### TASK STATEMENT
Retype the material in full, keeping every word the same.

### GIVEN DATA
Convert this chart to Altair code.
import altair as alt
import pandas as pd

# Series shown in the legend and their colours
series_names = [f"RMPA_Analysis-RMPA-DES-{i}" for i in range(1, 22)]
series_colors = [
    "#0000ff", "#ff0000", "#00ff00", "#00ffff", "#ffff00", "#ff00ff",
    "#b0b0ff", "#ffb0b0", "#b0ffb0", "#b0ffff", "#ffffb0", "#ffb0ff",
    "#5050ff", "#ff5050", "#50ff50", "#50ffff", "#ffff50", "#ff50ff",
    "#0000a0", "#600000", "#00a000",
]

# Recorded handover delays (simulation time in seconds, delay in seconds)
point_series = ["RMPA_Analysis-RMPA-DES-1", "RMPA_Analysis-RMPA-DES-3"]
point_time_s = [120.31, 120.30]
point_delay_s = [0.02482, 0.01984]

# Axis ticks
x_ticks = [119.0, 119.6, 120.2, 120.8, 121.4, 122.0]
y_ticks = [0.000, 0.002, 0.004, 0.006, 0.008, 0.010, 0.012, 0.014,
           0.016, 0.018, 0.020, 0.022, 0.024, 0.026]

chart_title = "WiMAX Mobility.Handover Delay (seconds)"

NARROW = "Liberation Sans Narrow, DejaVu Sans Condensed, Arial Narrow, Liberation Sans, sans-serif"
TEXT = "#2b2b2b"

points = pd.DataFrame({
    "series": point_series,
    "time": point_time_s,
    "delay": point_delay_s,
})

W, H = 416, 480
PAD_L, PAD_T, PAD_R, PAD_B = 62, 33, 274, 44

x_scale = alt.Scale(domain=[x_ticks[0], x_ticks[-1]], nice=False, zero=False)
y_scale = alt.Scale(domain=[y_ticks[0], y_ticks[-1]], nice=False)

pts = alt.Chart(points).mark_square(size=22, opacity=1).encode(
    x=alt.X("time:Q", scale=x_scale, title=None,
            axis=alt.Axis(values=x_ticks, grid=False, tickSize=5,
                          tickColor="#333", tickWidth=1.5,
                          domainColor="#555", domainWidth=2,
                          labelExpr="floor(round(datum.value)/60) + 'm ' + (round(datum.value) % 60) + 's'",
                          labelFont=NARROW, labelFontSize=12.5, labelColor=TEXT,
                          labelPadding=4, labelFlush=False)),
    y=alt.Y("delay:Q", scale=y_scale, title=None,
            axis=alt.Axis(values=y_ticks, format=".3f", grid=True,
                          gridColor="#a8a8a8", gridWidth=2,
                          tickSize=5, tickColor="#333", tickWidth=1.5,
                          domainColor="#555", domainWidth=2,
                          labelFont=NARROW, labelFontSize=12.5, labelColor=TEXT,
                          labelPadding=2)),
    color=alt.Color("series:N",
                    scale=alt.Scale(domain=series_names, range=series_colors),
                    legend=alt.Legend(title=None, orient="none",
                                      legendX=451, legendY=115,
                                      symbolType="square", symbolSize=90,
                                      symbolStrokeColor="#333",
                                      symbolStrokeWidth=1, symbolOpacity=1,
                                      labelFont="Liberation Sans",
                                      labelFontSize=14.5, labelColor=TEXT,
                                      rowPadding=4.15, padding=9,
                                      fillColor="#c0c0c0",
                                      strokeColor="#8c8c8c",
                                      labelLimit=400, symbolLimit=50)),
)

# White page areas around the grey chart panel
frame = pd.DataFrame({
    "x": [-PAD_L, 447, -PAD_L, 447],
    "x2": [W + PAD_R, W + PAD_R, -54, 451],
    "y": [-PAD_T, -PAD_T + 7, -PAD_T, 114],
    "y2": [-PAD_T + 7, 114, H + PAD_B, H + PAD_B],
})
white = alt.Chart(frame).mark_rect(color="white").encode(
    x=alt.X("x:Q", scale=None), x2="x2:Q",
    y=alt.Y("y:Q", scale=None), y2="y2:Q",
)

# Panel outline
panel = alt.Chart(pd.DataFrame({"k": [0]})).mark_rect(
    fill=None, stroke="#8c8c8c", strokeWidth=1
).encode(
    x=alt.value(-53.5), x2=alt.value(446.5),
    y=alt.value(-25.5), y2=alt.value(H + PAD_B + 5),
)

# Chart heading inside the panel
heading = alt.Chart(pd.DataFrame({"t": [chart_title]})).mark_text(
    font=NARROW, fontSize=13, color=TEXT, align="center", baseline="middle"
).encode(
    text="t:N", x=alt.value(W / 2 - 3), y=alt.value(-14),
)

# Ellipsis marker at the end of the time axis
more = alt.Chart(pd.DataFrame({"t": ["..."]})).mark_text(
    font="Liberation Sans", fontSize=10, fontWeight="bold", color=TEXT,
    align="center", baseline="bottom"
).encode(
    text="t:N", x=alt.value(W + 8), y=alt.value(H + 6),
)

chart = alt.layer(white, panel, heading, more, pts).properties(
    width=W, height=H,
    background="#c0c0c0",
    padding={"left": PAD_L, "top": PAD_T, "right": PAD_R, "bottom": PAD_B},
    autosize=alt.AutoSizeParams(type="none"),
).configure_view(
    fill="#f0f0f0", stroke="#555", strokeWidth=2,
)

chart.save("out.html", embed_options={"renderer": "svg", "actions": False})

### COMPLETED EXERCISE
Convert this chart to Altair code.
import altair as alt
import pandas as pd

# Series shown in the legend and their colours
series_names = [f"RMPA_Analysis-RMPA-DES-{i}" for i in range(1, 22)]
series_colors = [
    "#0000ff", "#ff0000", "#00ff00", "#00ffff", "#ffff00", "#ff00ff",
    "#b0b0ff", "#ffb0b0", "#b0ffb0", "#b0ffff", "#ffffb0", "#ffb0ff",
    "#5050ff", "#ff5050", "#50ff50", "#50ffff", "#ffff50", "#ff50ff",
    "#0000a0", "#600000", "#00a000",
]

# Recorded handover delays (simulation time in seconds, delay in seconds)
point_series = ["RMPA_Analysis-RMPA-DES-1", "RMPA_Analysis-RMPA-DES-3"]
point_time_s = [120.31, 120.30]
point_delay_s = [0.02482, 0.01984]

# Axis ticks
x_ticks = [119.0, 119.6, 120.2, 120.8, 121.4, 122.0]
y_ticks = [0.000, 0.002, 0.004, 0.006, 0.008, 0.010, 0.012, 0.014,
           0.016, 0.018, 0.020, 0.022, 0.024, 0.026]

chart_title = "WiMAX Mobility.Handover Delay (seconds)"

NARROW = "Liberation Sans Narrow, DejaVu Sans Condensed, Arial Narrow, Liberation Sans, sans-serif"
TEXT = "#2b2b2b"

points = pd.DataFrame({
    "series": point_series,
    "time": point_time_s,
    "delay": point_delay_s,
})

W, H = 416, 480
PAD_L, PAD_T, PAD_R, PAD_B = 62, 33, 274, 44

x_scale = alt.Scale(domain=[x_ticks[0], x_ticks[-1]], nice=False, zero=False)
y_scale = alt.Scale(domain=[y_ticks[0], y_ticks[-1]], nice=False)

pts = alt.Chart(points).mark_square(size=22, opacity=1).encode(
    x=alt.X("time:Q", scale=x_scale, title=None,
            axis=alt.Axis(values=x_ticks, grid=False, tickSize=5,
                          tickColor="#333", tickWidth=1.5,
                          domainColor="#555", domainWidth=2,
                          labelExpr="floor(round(datum.value)/60) + 'm ' + (round(datum.value) % 60) + 's'",
                          labelFont=NARROW, labelFontSize=12.5, labelColor=TEXT,
                          labelPadding=4, labelFlush=False)),
    y=alt.Y("delay:Q", scale=y_scale, title=None,
            axis=alt.Axis(values=y_ticks, format=".3f", grid=True,
                          gridColor="#a8a8a8", gridWidth=2,
                          tickSize=5, tickColor="#333", tickWidth=1.5,
                          domainColor="#555", domainWidth=2,
                          labelFont=NARROW, labelFontSize=12.5, labelColor=TEXT,
                          labelPadding=2)),
    color=alt.Color("series:N",
                    scale=alt.Scale(domain=series_names, range=series_colors),
                    legend=alt.Legend(title=None, orient="none",
                                      legendX=451, legendY=115,
                                      symbolType="square", symbolSize=90,
                                      symbolStrokeColor="#333",
                                      symbolStrokeWidth=1, symbolOpacity=1,
                                      labelFont="Liberation Sans",
                                      labelFontSize=14.5, labelColor=TEXT,
                                      rowPadding=4.15, padding=9,
                                      fillColor="#c0c0c0",
                                      strokeColor="#8c8c8c",
                                      labelLimit=400, symbolLimit=50)),
)

# White page areas around the grey chart panel
frame = pd.DataFrame({
    "x": [-PAD_L, 447, -PAD_L, 447],
    "x2": [W + PAD_R, W + PAD_R, -54, 451],
    "y": [-PAD_T, -PAD_T + 7, -PAD_T, 114],
    "y2": [-PAD_T + 7, 114, H + PAD_B, H + PAD_B],
})
white = alt.Chart(frame).mark_rect(color="white").encode(
    x=alt.X("x:Q", scale=None), x2="x2:Q",
    y=alt.Y("y:Q", scale=None), y2="y2:Q",
)

# Panel outline
panel = alt.Chart(pd.DataFrame({"k": [0]})).mark_rect(
    fill=None, stroke="#8c8c8c", strokeWidth=1
).encode(
    x=alt.value(-53.5), x2=alt.value(446.5),
    y=alt.value(-25.5), y2=alt.value(H + PAD_B + 5),
)

# Chart heading inside the panel
heading = alt.Chart(pd.DataFrame({"t": [chart_title]})).mark_text(
    font=NARROW, fontSize=13, color=TEXT, align="center", baseline="middle"
).encode(
    text="t:N", x=alt.value(W / 2 - 3), y=alt.value(-14),
)

# Ellipsis marker at the end of the time axis
more = alt.Chart(pd.DataFrame({"t": ["..."]})).mark_text(
    font="Liberation Sans", fontSize=10, fontWeight="bold", color=TEXT,
    align="center", baseline="bottom"
).encode(
    text="t:N", x=alt.value(W + 8), y=alt.value(H + 6),
)

chart = alt.layer(white, panel, heading, more, pts).properties(
    width=W, height=H,
    background="#c0c0c0",
    padding={"left": PAD_L, "top": PAD_T, "right": PAD_R, "bottom": PAD_B},
    autosize=alt.AutoSizeParams(type="none"),
).configure_view(
    fill="#f0f0f0", stroke="#555", strokeWidth=2,
)

chart.save("out.html", embed_options={"renderer": "svg", "actions": False})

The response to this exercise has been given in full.